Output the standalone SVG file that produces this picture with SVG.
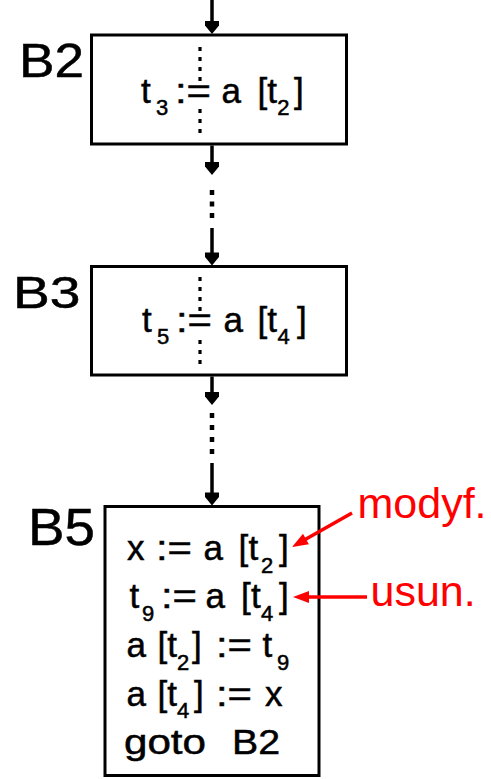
<svg xmlns="http://www.w3.org/2000/svg" width="491" height="779" viewBox="0 0 491 779">
<style>
text{font-family:"Liberation Sans",Arial,Helvetica,sans-serif;fill:#000}
.c{font-size:35px;stroke:#000;stroke-width:0.5}
.s{font-size:22px}
.lb{stroke:#000;stroke-width:0.5}
.red{fill:#f00;font-size:43px}
.box{fill:#fff;stroke:#000;stroke-width:3}
.conn{stroke:#000;stroke-width:3.5;fill:none}
.dot{stroke:#000;stroke-width:4.5;fill:none}
.vd{stroke:#000;stroke-width:3.2;stroke-dasharray:4 6;fill:none}
.rarr{stroke:#f00;stroke-width:3.5;fill:none}
</style>
<defs>
<marker id="ah" viewBox="-14 -8 16 16" refX="-6" refY="0" markerWidth="16" markerHeight="16" markerUnits="userSpaceOnUse" orient="auto">
<path d="M-13,-7 L-8.5,-7 L0,0 L-8.5,7 L-13,7 Z" fill="#000"/>
</marker>
<marker id="rah" viewBox="-17 -8 18 16" refX="-8" refY="0" markerWidth="18" markerHeight="16" markerUnits="userSpaceOnUse" orient="auto">
<path d="M-16,-6 L0,0 L-16,6 Z" fill="#f00"/>
</marker>
</defs>
<rect width="491" height="779" fill="#fff"/>

<g id="B2">
<rect class="box" x="91.5" y="35" width="255" height="109"/>
<text class="lb" x="19" y="77" font-size="49" textLength="65" lengthAdjust="spacingAndGlyphs">B2</text>
<line class="vd" x1="200" y1="47" x2="200" y2="81"/>
<line class="vd" x1="200" y1="109" x2="200" y2="133"/>
<text class="c"><tspan x="141" y="103">t</tspan><tspan class="s" x="156" y="115">3</tspan><tspan x="175" y="103" textLength="36" lengthAdjust="spacingAndGlyphs">:=</tspan><tspan x="221.5" y="103">a</tspan><tspan x="257.5" y="103">[</tspan><tspan x="267.3" y="103">t</tspan><tspan class="s" x="277.2" y="115">2</tspan><tspan x="294" y="103">]</tspan></text>
</g>

<g id="B3">
<rect class="box" x="91.5" y="266.5" width="255" height="108.5"/>
<text class="lb" x="13" y="308" font-size="44" textLength="67.5" lengthAdjust="spacingAndGlyphs">B3</text>
<line class="vd" x1="200" y1="277" x2="200" y2="311"/>
<line class="vd" x1="200" y1="340" x2="200" y2="364"/>
<text class="c"><tspan x="142" y="332">t</tspan><tspan class="s" x="157" y="344">5</tspan><tspan x="176" y="332" textLength="36" lengthAdjust="spacingAndGlyphs">:=</tspan><tspan x="223.5" y="332">a</tspan><tspan x="257.5" y="332">[</tspan><tspan x="267.3" y="332">t</tspan><tspan class="s" x="277.5" y="344">4</tspan><tspan x="297" y="332">]</tspan></text>
</g>

<g id="B5">
<rect class="box" x="105" y="506.5" width="214" height="269"/>
<text class="lb" x="28" y="545" font-size="51.5" textLength="67" lengthAdjust="spacingAndGlyphs">B5</text>
<text class="c"><tspan x="127" y="560">x</tspan><tspan x="156" y="560" textLength="36" lengthAdjust="spacingAndGlyphs">:=</tspan><tspan x="203.5" y="560">a</tspan><tspan x="238.5" y="560">[</tspan><tspan x="248.5" y="560">t</tspan><tspan class="s" x="261" y="572.5">2</tspan><tspan x="279" y="560">]</tspan></text>
<text class="c"><tspan x="129.5" y="608">t</tspan><tspan class="s" x="142" y="620.5">9</tspan><tspan x="161" y="608" textLength="36" lengthAdjust="spacingAndGlyphs">:=</tspan><tspan x="205.5" y="608">a</tspan><tspan x="241" y="608">[</tspan><tspan x="251" y="608">t</tspan><tspan class="s" x="261" y="620.5">4</tspan><tspan x="279" y="608">]</tspan></text>
<text class="c"><tspan x="126.5" y="657">a</tspan><tspan x="157.5" y="657">[</tspan><tspan x="167.2" y="657">t</tspan><tspan class="s" x="177" y="669.5">2</tspan><tspan x="192" y="657">]</tspan><tspan x="216" y="657" textLength="36" lengthAdjust="spacingAndGlyphs">:=</tspan><tspan x="262.5" y="657">t</tspan><tspan class="s" x="277" y="669.5">9</tspan></text>
<text class="c"><tspan x="126.5" y="705.5">a</tspan><tspan x="157.5" y="705.5">[</tspan><tspan x="167.2" y="705.5">t</tspan><tspan class="s" x="177" y="718">4</tspan><tspan x="194" y="705.5">]</tspan><tspan x="216" y="705.5" textLength="36" lengthAdjust="spacingAndGlyphs">:=</tspan><tspan x="265" y="705.5">x</tspan></text>
<text class="c"><tspan x="124" y="754" textLength="82" lengthAdjust="spacingAndGlyphs">goto</tspan><tspan x="232" y="754" textLength="48" lengthAdjust="spacingAndGlyphs">B2</tspan></text>
</g>

<g id="notes">
<text class="red" x="357.5" y="518">modyf.</text>
<text class="red" x="370.5" y="606">usun.</text>
</g>

<g id="connectors">
<line class="conn" x1="212" y1="0" x2="212" y2="28" marker-end="url(#ah)"/>
<line class="conn" x1="212" y1="145.5" x2="212" y2="169" marker-end="url(#ah)"/>
<line class="dot" x1="212" y1="190" x2="212" y2="219" stroke-dasharray="5 6.5"/>
<line class="conn" x1="212" y1="228" x2="212" y2="259.5" marker-end="url(#ah)"/>
<line class="conn" x1="212" y1="376.5" x2="212" y2="399" marker-end="url(#ah)"/>
<line class="dot" x1="212" y1="413" x2="212" y2="454" stroke-dasharray="5 7"/>
<line class="conn" x1="212" y1="463" x2="212" y2="499.5" marker-end="url(#ah)"/>
<line class="rarr" x1="352" y1="513" x2="299" y2="543" marker-end="url(#rah)"/>
<line class="rarr" x1="367" y1="597" x2="301" y2="597" marker-end="url(#rah)"/>
</g>
</svg>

▶ [DESCRIPTION OF THE TASK]
Reproduce all of the data exactly; the pictures do not belong in the copy.

▶ [PROBLEM SOLUTION]
Output the standalone SVG file that produces this picture with SVG.
<svg xmlns="http://www.w3.org/2000/svg" width="491" height="779" viewBox="0 0 491 779">
<style>
text{font-family:"Liberation Sans",Arial,Helvetica,sans-serif;fill:#000}
.c{font-size:35px;stroke:#000;stroke-width:0.5}
.s{font-size:22px}
.lb{stroke:#000;stroke-width:0.5}
.red{fill:#f00;font-size:43px}
.box{fill:#fff;stroke:#000;stroke-width:3}
.conn{stroke:#000;stroke-width:3.5;fill:none}
.dot{stroke:#000;stroke-width:4.5;fill:none}
.vd{stroke:#000;stroke-width:3.2;stroke-dasharray:4 6;fill:none}
.rarr{stroke:#f00;stroke-width:3.5;fill:none}
</style>
<defs>
<marker id="ah" viewBox="-14 -8 16 16" refX="-6" refY="0" markerWidth="16" markerHeight="16" markerUnits="userSpaceOnUse" orient="auto">
<path d="M-13,-7 L-8.5,-7 L0,0 L-8.5,7 L-13,7 Z" fill="#000"/>
</marker>
<marker id="rah" viewBox="-17 -8 18 16" refX="-8" refY="0" markerWidth="18" markerHeight="16" markerUnits="userSpaceOnUse" orient="auto">
<path d="M-16,-6 L0,0 L-16,6 Z" fill="#f00"/>
</marker>
</defs>
<rect width="491" height="779" fill="#fff"/>

<g id="B2">
<rect class="box" x="91.5" y="35" width="255" height="109"/>
<text class="lb" x="19" y="77" font-size="49" textLength="65" lengthAdjust="spacingAndGlyphs">B2</text>
<line class="vd" x1="200" y1="47" x2="200" y2="81"/>
<line class="vd" x1="200" y1="109" x2="200" y2="133"/>
<text class="c"><tspan x="141" y="103">t</tspan><tspan class="s" x="156" y="115">3</tspan><tspan x="175" y="103" textLength="36" lengthAdjust="spacingAndGlyphs">:=</tspan><tspan x="221.5" y="103">a</tspan><tspan x="257.5" y="103">[</tspan><tspan x="267.3" y="103">t</tspan><tspan class="s" x="277.2" y="115">2</tspan><tspan x="294" y="103">]</tspan></text>
</g>

<g id="B3">
<rect class="box" x="91.5" y="266.5" width="255" height="108.5"/>
<text class="lb" x="13" y="308" font-size="44" textLength="67.5" lengthAdjust="spacingAndGlyphs">B3</text>
<line class="vd" x1="200" y1="277" x2="200" y2="311"/>
<line class="vd" x1="200" y1="340" x2="200" y2="364"/>
<text class="c"><tspan x="142" y="332">t</tspan><tspan class="s" x="157" y="344">5</tspan><tspan x="176" y="332" textLength="36" lengthAdjust="spacingAndGlyphs">:=</tspan><tspan x="223.5" y="332">a</tspan><tspan x="257.5" y="332">[</tspan><tspan x="267.3" y="332">t</tspan><tspan class="s" x="277.5" y="344">4</tspan><tspan x="297" y="332">]</tspan></text>
</g>

<g id="B5">
<rect class="box" x="105" y="506.5" width="214" height="269"/>
<text class="lb" x="28" y="545" font-size="51.5" textLength="67" lengthAdjust="spacingAndGlyphs">B5</text>
<text class="c"><tspan x="127" y="560">x</tspan><tspan x="156" y="560" textLength="36" lengthAdjust="spacingAndGlyphs">:=</tspan><tspan x="203.5" y="560">a</tspan><tspan x="238.5" y="560">[</tspan><tspan x="248.5" y="560">t</tspan><tspan class="s" x="261" y="572.5">2</tspan><tspan x="279" y="560">]</tspan></text>
<text class="c"><tspan x="129.5" y="608">t</tspan><tspan class="s" x="142" y="620.5">9</tspan><tspan x="161" y="608" textLength="36" lengthAdjust="spacingAndGlyphs">:=</tspan><tspan x="205.5" y="608">a</tspan><tspan x="241" y="608">[</tspan><tspan x="251" y="608">t</tspan><tspan class="s" x="261" y="620.5">4</tspan><tspan x="279" y="608">]</tspan></text>
<text class="c"><tspan x="126.5" y="657">a</tspan><tspan x="157.5" y="657">[</tspan><tspan x="167.2" y="657">t</tspan><tspan class="s" x="177" y="669.5">2</tspan><tspan x="192" y="657">]</tspan><tspan x="216" y="657" textLength="36" lengthAdjust="spacingAndGlyphs">:=</tspan><tspan x="262.5" y="657">t</tspan><tspan class="s" x="277" y="669.5">9</tspan></text>
<text class="c"><tspan x="126.5" y="705.5">a</tspan><tspan x="157.5" y="705.5">[</tspan><tspan x="167.2" y="705.5">t</tspan><tspan class="s" x="177" y="718">4</tspan><tspan x="194" y="705.5">]</tspan><tspan x="216" y="705.5" textLength="36" lengthAdjust="spacingAndGlyphs">:=</tspan><tspan x="265" y="705.5">x</tspan></text>
<text class="c"><tspan x="124" y="754" textLength="82" lengthAdjust="spacingAndGlyphs">goto</tspan><tspan x="232" y="754" textLength="48" lengthAdjust="spacingAndGlyphs">B2</tspan></text>
</g>

<g id="notes">
<text class="red" x="357.5" y="518">modyf.</text>
<text class="red" x="370.5" y="606">usun.</text>
</g>

<g id="connectors">
<line class="conn" x1="212" y1="0" x2="212" y2="28" marker-end="url(#ah)"/>
<line class="conn" x1="212" y1="145.5" x2="212" y2="169" marker-end="url(#ah)"/>
<line class="dot" x1="212" y1="190" x2="212" y2="219" stroke-dasharray="5 6.5"/>
<line class="conn" x1="212" y1="228" x2="212" y2="259.5" marker-end="url(#ah)"/>
<line class="conn" x1="212" y1="376.5" x2="212" y2="399" marker-end="url(#ah)"/>
<line class="dot" x1="212" y1="413" x2="212" y2="454" stroke-dasharray="5 7"/>
<line class="conn" x1="212" y1="463" x2="212" y2="499.5" marker-end="url(#ah)"/>
<line class="rarr" x1="352" y1="513" x2="299" y2="543" marker-end="url(#rah)"/>
<line class="rarr" x1="367" y1="597" x2="301" y2="597" marker-end="url(#rah)"/>
</g>
</svg>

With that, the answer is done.